Quentin Tarantino says he 'knew enough to do more than I did' on Weinstein sexual assault claims
The director worked with Weinstein on some of his biggest films.
Quentin Tarantino has said he regrets not intervening after he learned of alleged sexual assaults carried out by Harvey Weinstein.
The director, who worked with the mogul on films like Pulp Fiction, told the New York Times: "I knew enough to do more than I did.
"There was more to it than just the normal rumours, the normal gossip. It wasn't secondhand. I knew he did a couple of these things.
"I wish I had taken responsibility for what I heard. If I had done the work I should have done then, I would have had to not work with him," he told the paper.
Meanwhile on Thursday (19 October) an actress became the sixth woman to accuse Weinstein of rape and has told Los Angeles police of claims that the Hollywood mogul sexually assaulted her in 2013.
The 38-year-old woman told the Los Angeles Times the incident took place in February 2013 after the city's Italia Film, Fashion and Art Fest when he showed up in her hotel lobby and asked to come to her room.
After she refused, he turned up at her door anyway and "bullied his way into my hotel room, saying, 'I'm not going to (have sex with) you, I just want to talk'".
She alleged that he became aggressive and then "grabbed me by the hair and forced me to do something I did not want to do. He then dragged me to the bathroom and forcibly raped me."
Weinstein has "unequivocally denied" allegations of non-consensual sex and on the latest allegation, his representative, Sallie Hofmeister said: "I can't respond to some anonymous complaint."
The actress, who is well-known in Italy and was 34 at the time of the alleged incident, told the LA Times: "When he left, he acted like nothing happened. I barely knew this man.
"It was the most demeaning thing ever done to me by far. It sickens me still....He made me feel like an object, like nothing with all his power."
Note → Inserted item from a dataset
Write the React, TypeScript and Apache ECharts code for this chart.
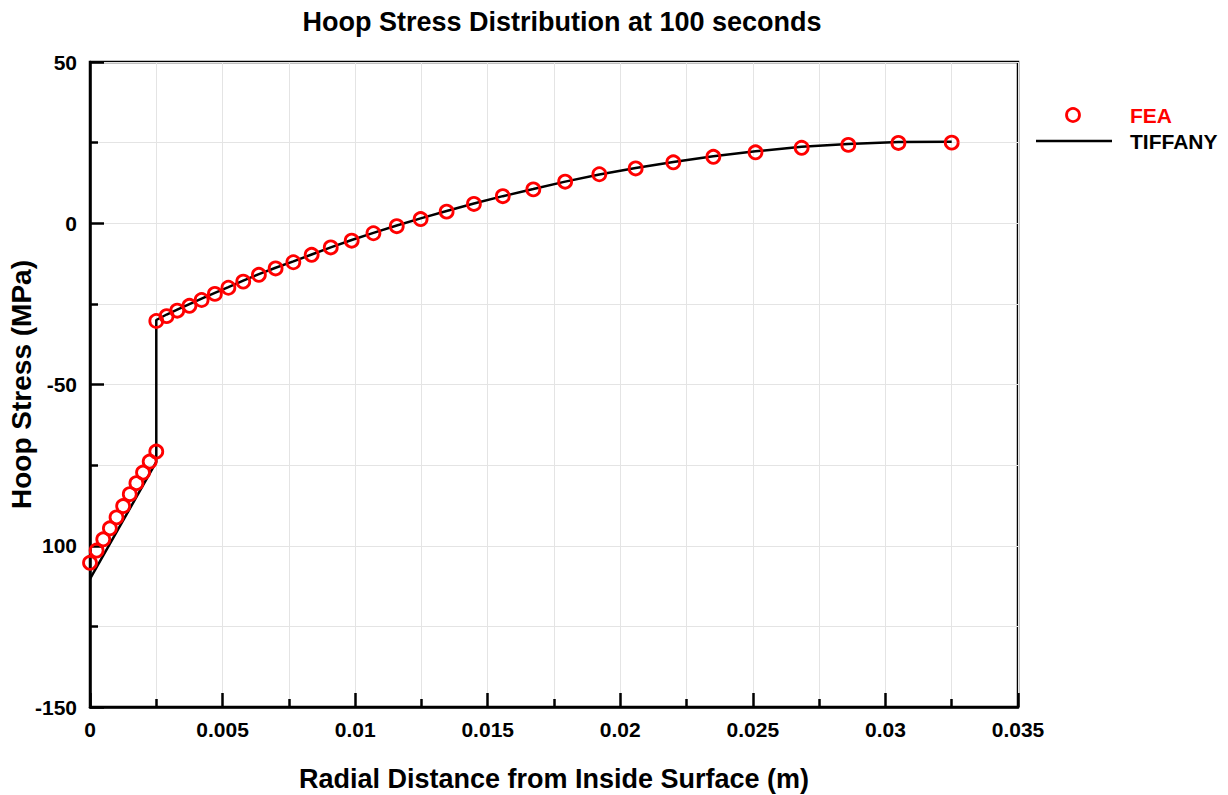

Legal experts told the paper if there is evidence, it could be problematic for Weinstein, who faces many other claims that fall outside the 10-year statute of limitations.
More than 40 women have come forward and accused Weinstein of behaviour ranging from harassment to rape since the New York Times first ran the story.
On Thursday (19 October) Hollywood star Tom Hanks told that there was no way back into the industry for Weinstein.
"We're at a watershed moment, this is a sea change. His last name will become a noun and a verb. It will become an identifying moniker for a state of being for which there was a before and an after," he told the BBC.